Events are a pretty big difference here, I think. A lot of the current events interact with the early game buildings but trail off. I would caution against trying to balance around event-potential for buildings. Basically, don't treat the Monument as a 5 yield building and say it outperforms later buildings. :)
I agree, lets not balance based on events. Although, monument is still the best building to build, considering what it does and how much it costs.
 
I was thinking, what if some national wonders would substract certain yields and convert them to other yields. Like for example oxford university would convert 10% of the citys gold to science. The current happiness system really is a limiting factor to city specialization but not sure if there is a worthwhile solution.
 
Yes it really is the happiness system. For me the Walls are the first thing I'm really "forced" to build. I put it off as long as possible, but eventually the unhappiness modifier from the Walls must be acquired. But it makes logical sense for the time.

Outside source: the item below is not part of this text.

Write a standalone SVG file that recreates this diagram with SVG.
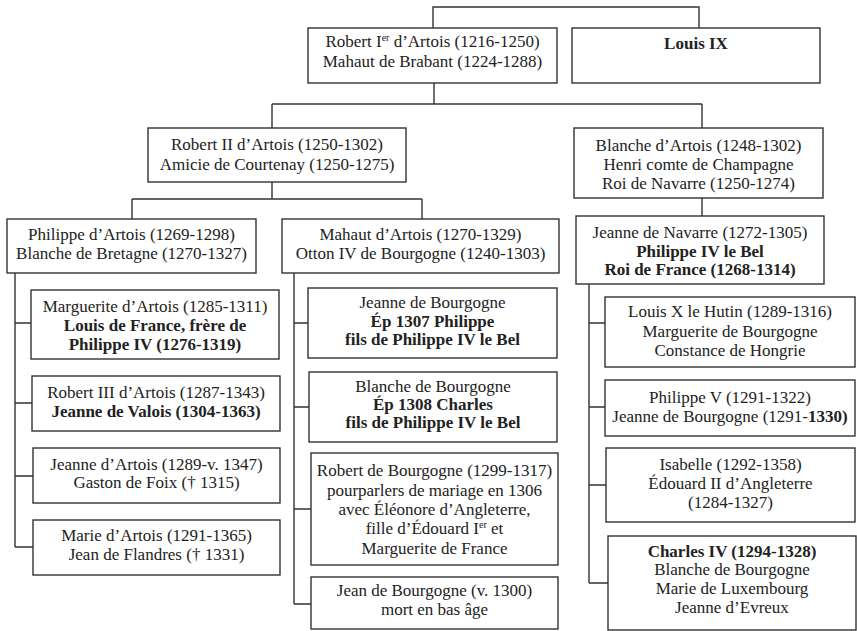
<svg xmlns="http://www.w3.org/2000/svg" width="857" height="631" viewBox="0 0 857 631">
<style>
.box{fill:#fff;stroke:#333;stroke-width:1.4}
.ln{fill:none;stroke:#333;stroke-width:1.4}
text{font-size:17px;fill:#222;text-anchor:middle}
.b{font-weight:bold}
.sup{font-size:10px}
</style>
<rect width="857" height="631" fill="#fff"/>
<g id="connectors">
<path class="ln" d="M433,28 V7 H699 V28"/>
<path class="ln" d="M434,83 V104 M272,104 H702 M272,104 V128 M702,104 V128"/>
<path class="ln" d="M272,182 V199 M132,199 H422 M132,199 V219 M422,199 V219"/>
<path class="ln" d="M702,198 V216"/>
<path class="ln" d="M15,273 V547 M15,323 H31 M15,403 H32 M15,476 H33 M15,547 H33"/>
<path class="ln" d="M294,273 V604 M294,323 H308 M294,407 H309 M294,509 H311 M294,604 H311"/>
<path class="ln" d="M589,284 V583 M589,323 H605 M589,407 H605 M589,485 H606 M589,583 H608"/>
</g>
<g font-family="Liberation Serif, Times New Roman, DejaVu Serif, serif">
<g id="robert1">
<rect class="box" x="308" y="28" width="249" height="55"/>
<text x="432.5" y="47">Robert I<tspan class="sup" dy="-6">er</tspan><tspan dy="6"> d’Artois (1216-1250)</tspan></text>
<text x="432.5" y="67">Mahaut de Brabant (1224-1288)</text>
</g>
<g id="louis9">
<rect class="box" x="572" y="28" width="248" height="55"/>
<text class="b" x="696" y="49">Louis IX</text>
</g>
<g id="robert2">
<rect class="box" x="148" y="128" width="258" height="54"/>
<text x="277" y="150">Robert II d’Artois (1250-1302)</text>
<text x="277" y="170">Amicie de Courtenay (1250-1275)</text>
</g>
<g id="blanche">
<rect class="box" x="574" y="128" width="249" height="70"/>
<text x="698.5" y="151">Blanche d’Artois (1248-1302)</text>
<text x="698.5" y="170">Henri comte de Champagne</text>
<text x="698.5" y="189">Roi de Navarre (1250-1274)</text>
</g>
<g id="philippe">
<rect class="box" x="7" y="219" width="249" height="54"/>
<text x="131.5" y="240">Philippe d’Artois (1269-1298)</text>
<text x="131.5" y="259">Blanche de Bretagne (1270-1327)</text>
</g>
<g id="mahaut">
<rect class="box" x="282" y="219" width="277" height="54"/>
<text x="420.5" y="240">Mahaut d’Artois (1270-1329)</text>
<text x="420.5" y="259">Otton IV de Bourgogne (1240-1303)</text>
</g>
<g id="jeanne-navarre">
<rect class="box" x="576" y="216" width="248" height="68"/>
<text x="700" y="238">Jeanne de Navarre (1272-1305)</text>
<text class="b" x="700" y="257">Philippe IV le Bel</text>
<text class="b" x="700" y="275">Roi de France (1268-1314)</text>
</g>
<g id="marguerite">
<rect class="box" x="31" y="290" width="248" height="69"/>
<text x="155" y="312">Marguerite d’Artois (1285-1311)</text>
<text class="b" x="155" y="331">Louis de France, frère de</text>
<text class="b" x="155" y="350">Philippe IV (1276-1319)</text>
</g>
<g id="robert3">
<rect class="box" x="32" y="376" width="248" height="55"/>
<text x="156" y="398">Robert III d’Artois (1287-1343)</text>
<text class="b" x="156" y="417">Jeanne de Valois (1304-1363)</text>
</g>
<g id="jeanne-artois">
<rect class="box" x="33" y="448" width="247" height="55"/>
<text x="156.5" y="470">Jeanne d’Artois (1289-v. 1347)</text>
<text x="156.5" y="488">Gaston de Foix († 1315)</text>
</g>
<g id="marie">
<rect class="box" x="33" y="520" width="247" height="55"/>
<text x="156.5" y="541">Marie d’Artois (1291-1365)</text>
<text x="156.5" y="560">Jean de Flandres († 1331)</text>
</g>
<g id="jeanne-bourgogne">
<rect class="box" x="308" y="288" width="249" height="70"/>
<text x="432.5" y="308">Jeanne de Bourgogne</text>
<text class="b" x="432.5" y="327">Ép 1307 Philippe</text>
<text class="b" x="432.5" y="345">fils de Philippe IV le Bel</text>
</g>
<g id="blanche-bourgogne">
<rect class="box" x="309" y="372" width="248" height="70"/>
<text x="433" y="392">Blanche de Bourgogne</text>
<text class="b" x="433" y="410">Ép 1308 Charles</text>
<text class="b" x="433" y="428">fils de Philippe IV le Bel</text>
</g>
<g id="robert-bourgogne">
<rect class="box" x="311" y="453" width="247" height="112"/>
<text x="434.5" y="476">Robert de Bourgogne (1299-1317)</text>
<text x="434.5" y="496">pourparlers de mariage en 1306</text>
<text x="434.5" y="515">avec Éléonore d’Angleterre,</text>
<text x="434.5" y="534">fille d’Édouard I<tspan class="sup" dy="-6">er</tspan><tspan dy="6"> et</tspan></text>
<text x="434.5" y="554">Marguerite de France</text>
</g>
<g id="jean-bourgogne">
<rect class="box" x="311" y="577" width="247" height="52"/>
<text x="434.5" y="596">Jean de Bourgogne (v. 1300)</text>
<text x="434.5" y="615">mort en bas âge</text>
</g>
<g id="louis10">
<rect class="box" x="605" y="297" width="250" height="70"/>
<text x="730" y="317">Louis X le Hutin (1289-1316)</text>
<text x="730" y="337">Marguerite de Bourgogne</text>
<text x="730" y="356">Constance de Hongrie</text>
</g>
<g id="philippe5">
<rect class="box" x="605" y="380" width="250" height="56"/>
<text x="730" y="403">Philippe V (1291-1322)</text>
<text x="730" y="422">Jeanne de Bourgogne (1291-<tspan class="b">1330)</tspan></text>
</g>
<g id="isabelle">
<rect class="box" x="606" y="448" width="249" height="74"/>
<text x="730.5" y="470">Isabelle (1292-1358)</text>
<text x="730.5" y="489">Édouard II d’Angleterre</text>
<text x="730.5" y="508">(1284-1327)</text>
</g>
<g id="charles4">
<rect class="box" x="608" y="536" width="248" height="94"/>
<text class="b" x="732" y="557">Charles IV (1294-1328)</text>
<text x="732" y="575">Blanche de Bourgogne</text>
<text x="732" y="594">Marie de Luxembourg</text>
<text x="732" y="613">Jeanne d’Evreux</text>
</g>
</g>
</svg>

I guess the truth is I'd like to see them disappear completely when Walls become truly obsolete with modern artillery.

A few points here were exactly correct. The ancient times production costs are not bad. But I feel the renaissance is a bit too cheap on most of them. As I'm currently in the Industrial Age I'm finding that these production costs seem about right.

An epiphany that I had is it would be nice to see buildings increase their production costs as the eras advance. If you manage to build a building during its proper era then it will receive culture bonuses as the eras advance. This would result in two realistic scenarios. Newer buildings may have better infrastructure so they will have higher production cost. But older buildings will have cultural value.